3. More information isn’t always better
All of those certifications and declarations mentioned above fly in the face of rule No. 3: Just because you have all this information doesn’t mean that your customers want to know it all. The information must be conveyed in a simple way. Use graphics and color-coded symbols to tell a story briefly.
Two examples illustrate this challenge well. On the negative side of Too Much Information, think about when you sign up for a new online service. Have you ever read the lengthy terms of service that are boilerplate statements added onto these products and services? You can bet that almost none of your customers has either — even though that information can have dramatic impacts on their privacy and security.

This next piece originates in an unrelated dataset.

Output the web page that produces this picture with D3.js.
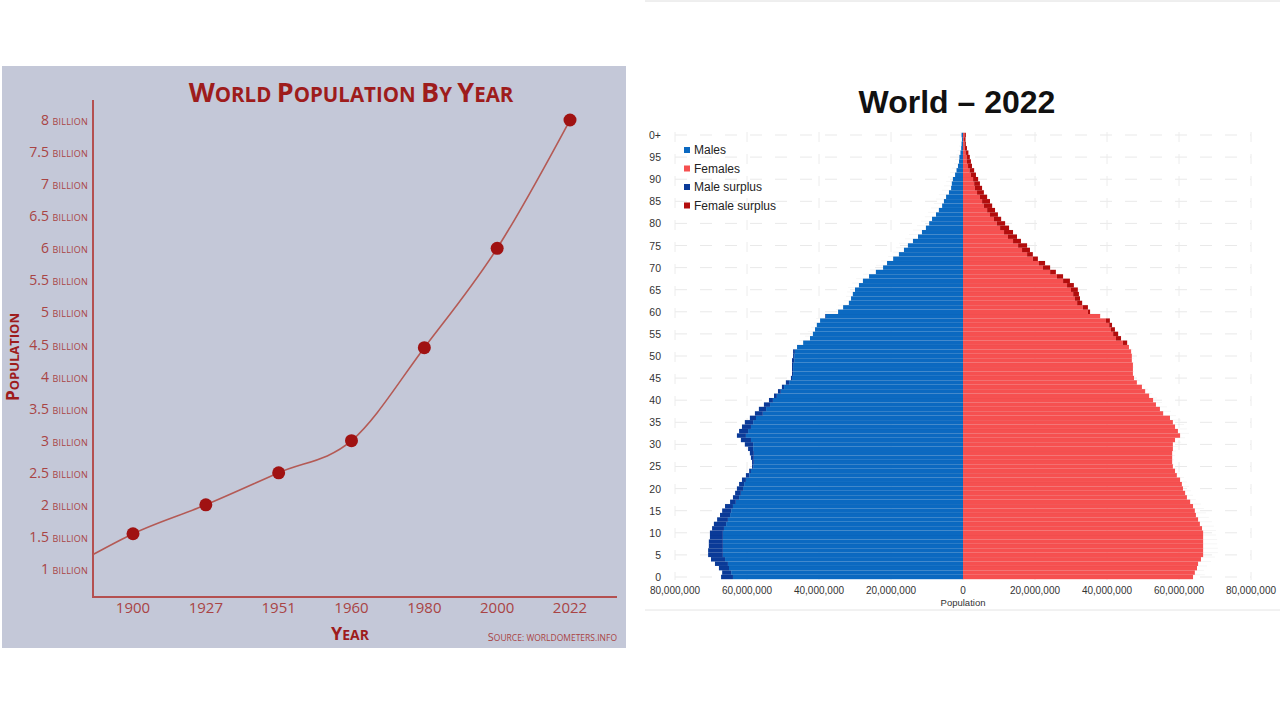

On the positive side, take a look at your favorite snack food from the grocery store. While you may not like knowing how many calories per serving, the fact that you can see all that nutrition information at a glance is a testament to the effectiveness of the Facts Up Front campaign developed by the Grocery Manufacturers Association and the Food Marketing Institute.
4. Speak the same language as your customers
Even if you get just the right amount of information, there’s still the challenge of presenting it properly. Unless your customers are overwhelmingly lawyers, it’s probably best not to communicate as if they went to law school. When in doubt, follow the old maxim: KISS!
We’ve found the Declare program, developed by the International Living Future Institute, to be particularly effective with our sophisticated commercial customers. Declare program labels act as ingredient labels clearly showing where a product is made, its life expectancy, all the ingredients in the product, the end-of-life options for the product, and if it contains any Red List ingredients.
5. It’s OK to keep some secrets
Perhaps the biggest obstacle to purposeful transparency is a mistaken belief in "all-or-nothing" disclosures: If you’re going to share some of your products’ ingredients, then credibility dictates that you have to share everything. The beauty of a credible third-party certification system is that it will allow products to be reviewed in full while keeping in place agreements to protect proprietary business information. For instance, a product with a key, proprietary ingredient would not be required to list that ingredient under product disclosures — as long as it doesn’t fall on a list of potentially harmful substances.
Keeping all these rules in mind — not to mention putting them into action — may seem like a daunting task, but in the end, your customers, stakeholders and even your shareholders will thank you for it.